→ **Recorded data**
— Start —

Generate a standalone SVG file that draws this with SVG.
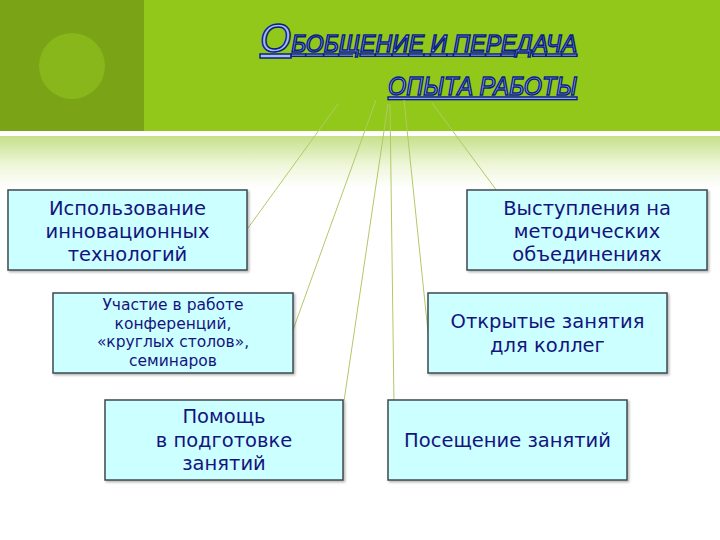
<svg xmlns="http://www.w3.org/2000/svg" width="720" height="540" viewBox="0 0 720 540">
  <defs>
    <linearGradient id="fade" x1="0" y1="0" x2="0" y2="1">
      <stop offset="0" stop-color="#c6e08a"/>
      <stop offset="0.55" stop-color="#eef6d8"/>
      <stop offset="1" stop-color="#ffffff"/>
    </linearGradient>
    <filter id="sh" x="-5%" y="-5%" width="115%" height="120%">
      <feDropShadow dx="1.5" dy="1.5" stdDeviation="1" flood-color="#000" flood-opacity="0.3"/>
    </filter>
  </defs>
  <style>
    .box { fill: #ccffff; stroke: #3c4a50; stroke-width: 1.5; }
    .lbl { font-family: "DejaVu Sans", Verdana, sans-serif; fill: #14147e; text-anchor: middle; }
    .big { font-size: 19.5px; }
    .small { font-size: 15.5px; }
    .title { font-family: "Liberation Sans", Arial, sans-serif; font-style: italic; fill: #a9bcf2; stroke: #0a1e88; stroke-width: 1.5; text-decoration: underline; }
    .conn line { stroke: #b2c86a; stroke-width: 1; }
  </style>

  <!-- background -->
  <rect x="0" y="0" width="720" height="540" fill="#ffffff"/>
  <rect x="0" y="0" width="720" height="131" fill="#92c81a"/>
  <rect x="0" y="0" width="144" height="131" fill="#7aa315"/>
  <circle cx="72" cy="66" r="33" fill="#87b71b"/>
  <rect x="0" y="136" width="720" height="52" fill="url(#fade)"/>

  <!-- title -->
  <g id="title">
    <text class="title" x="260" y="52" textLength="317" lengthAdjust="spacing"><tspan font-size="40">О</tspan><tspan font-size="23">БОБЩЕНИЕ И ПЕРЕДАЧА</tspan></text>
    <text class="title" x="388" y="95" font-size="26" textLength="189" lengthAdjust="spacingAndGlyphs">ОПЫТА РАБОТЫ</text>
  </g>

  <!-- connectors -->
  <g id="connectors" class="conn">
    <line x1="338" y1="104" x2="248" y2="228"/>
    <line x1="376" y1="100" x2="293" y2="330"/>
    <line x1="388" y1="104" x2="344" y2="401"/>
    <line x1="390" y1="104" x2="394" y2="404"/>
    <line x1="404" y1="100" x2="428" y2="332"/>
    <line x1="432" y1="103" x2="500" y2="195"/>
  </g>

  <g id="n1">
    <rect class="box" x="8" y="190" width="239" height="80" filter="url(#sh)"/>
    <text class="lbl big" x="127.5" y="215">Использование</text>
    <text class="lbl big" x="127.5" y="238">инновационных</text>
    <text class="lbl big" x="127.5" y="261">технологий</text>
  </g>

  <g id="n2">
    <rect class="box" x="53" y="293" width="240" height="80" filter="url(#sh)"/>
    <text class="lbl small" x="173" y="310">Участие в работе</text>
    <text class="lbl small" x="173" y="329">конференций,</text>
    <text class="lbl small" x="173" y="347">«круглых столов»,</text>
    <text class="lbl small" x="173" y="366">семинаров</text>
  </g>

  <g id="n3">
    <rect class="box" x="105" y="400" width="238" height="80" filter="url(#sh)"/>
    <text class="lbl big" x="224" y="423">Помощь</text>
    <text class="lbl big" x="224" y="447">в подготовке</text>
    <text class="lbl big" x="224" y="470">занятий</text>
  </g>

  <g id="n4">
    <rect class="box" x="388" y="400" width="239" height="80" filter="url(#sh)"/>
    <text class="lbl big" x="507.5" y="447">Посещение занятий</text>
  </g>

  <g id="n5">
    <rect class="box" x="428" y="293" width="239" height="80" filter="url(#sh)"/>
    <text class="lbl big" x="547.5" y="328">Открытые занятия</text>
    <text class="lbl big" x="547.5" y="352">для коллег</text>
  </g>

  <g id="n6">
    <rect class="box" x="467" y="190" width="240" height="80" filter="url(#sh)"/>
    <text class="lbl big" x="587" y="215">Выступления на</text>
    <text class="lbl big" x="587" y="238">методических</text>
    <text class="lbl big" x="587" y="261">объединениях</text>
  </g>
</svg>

— End —

→ **Written task**
Repeat the data exactly, without the pictures.

→ **Finished task**
Generate a standalone SVG file that draws this with SVG.
<svg xmlns="http://www.w3.org/2000/svg" width="720" height="540" viewBox="0 0 720 540">
  <defs>
    <linearGradient id="fade" x1="0" y1="0" x2="0" y2="1">
      <stop offset="0" stop-color="#c6e08a"/>
      <stop offset="0.55" stop-color="#eef6d8"/>
      <stop offset="1" stop-color="#ffffff"/>
    </linearGradient>
    <filter id="sh" x="-5%" y="-5%" width="115%" height="120%">
      <feDropShadow dx="1.5" dy="1.5" stdDeviation="1" flood-color="#000" flood-opacity="0.3"/>
    </filter>
  </defs>
  <style>
    .box { fill: #ccffff; stroke: #3c4a50; stroke-width: 1.5; }
    .lbl { font-family: "DejaVu Sans", Verdana, sans-serif; fill: #14147e; text-anchor: middle; }
    .big { font-size: 19.5px; }
    .small { font-size: 15.5px; }
    .title { font-family: "Liberation Sans", Arial, sans-serif; font-style: italic; fill: #a9bcf2; stroke: #0a1e88; stroke-width: 1.5; text-decoration: underline; }
    .conn line { stroke: #b2c86a; stroke-width: 1; }
  </style>

  <!-- background -->
  <rect x="0" y="0" width="720" height="540" fill="#ffffff"/>
  <rect x="0" y="0" width="720" height="131" fill="#92c81a"/>
  <rect x="0" y="0" width="144" height="131" fill="#7aa315"/>
  <circle cx="72" cy="66" r="33" fill="#87b71b"/>
  <rect x="0" y="136" width="720" height="52" fill="url(#fade)"/>

  <!-- title -->
  <g id="title">
    <text class="title" x="260" y="52" textLength="317" lengthAdjust="spacing"><tspan font-size="40">О</tspan><tspan font-size="23">БОБЩЕНИЕ И ПЕРЕДАЧА</tspan></text>
    <text class="title" x="388" y="95" font-size="26" textLength="189" lengthAdjust="spacingAndGlyphs">ОПЫТА РАБОТЫ</text>
  </g>

  <!-- connectors -->
  <g id="connectors" class="conn">
    <line x1="338" y1="104" x2="248" y2="228"/>
    <line x1="376" y1="100" x2="293" y2="330"/>
    <line x1="388" y1="104" x2="344" y2="401"/>
    <line x1="390" y1="104" x2="394" y2="404"/>
    <line x1="404" y1="100" x2="428" y2="332"/>
    <line x1="432" y1="103" x2="500" y2="195"/>
  </g>

  <g id="n1">
    <rect class="box" x="8" y="190" width="239" height="80" filter="url(#sh)"/>
    <text class="lbl big" x="127.5" y="215">Использование</text>
    <text class="lbl big" x="127.5" y="238">инновационных</text>
    <text class="lbl big" x="127.5" y="261">технологий</text>
  </g>

  <g id="n2">
    <rect class="box" x="53" y="293" width="240" height="80" filter="url(#sh)"/>
    <text class="lbl small" x="173" y="310">Участие в работе</text>
    <text class="lbl small" x="173" y="329">конференций,</text>
    <text class="lbl small" x="173" y="347">«круглых столов»,</text>
    <text class="lbl small" x="173" y="366">семинаров</text>
  </g>

  <g id="n3">
    <rect class="box" x="105" y="400" width="238" height="80" filter="url(#sh)"/>
    <text class="lbl big" x="224" y="423">Помощь</text>
    <text class="lbl big" x="224" y="447">в подготовке</text>
    <text class="lbl big" x="224" y="470">занятий</text>
  </g>

  <g id="n4">
    <rect class="box" x="388" y="400" width="239" height="80" filter="url(#sh)"/>
    <text class="lbl big" x="507.5" y="447">Посещение занятий</text>
  </g>

  <g id="n5">
    <rect class="box" x="428" y="293" width="239" height="80" filter="url(#sh)"/>
    <text class="lbl big" x="547.5" y="328">Открытые занятия</text>
    <text class="lbl big" x="547.5" y="352">для коллег</text>
  </g>

  <g id="n6">
    <rect class="box" x="467" y="190" width="240" height="80" filter="url(#sh)"/>
    <text class="lbl big" x="587" y="215">Выступления на</text>
    <text class="lbl big" x="587" y="238">методических</text>
    <text class="lbl big" x="587" y="261">объединениях</text>
  </g>
</svg>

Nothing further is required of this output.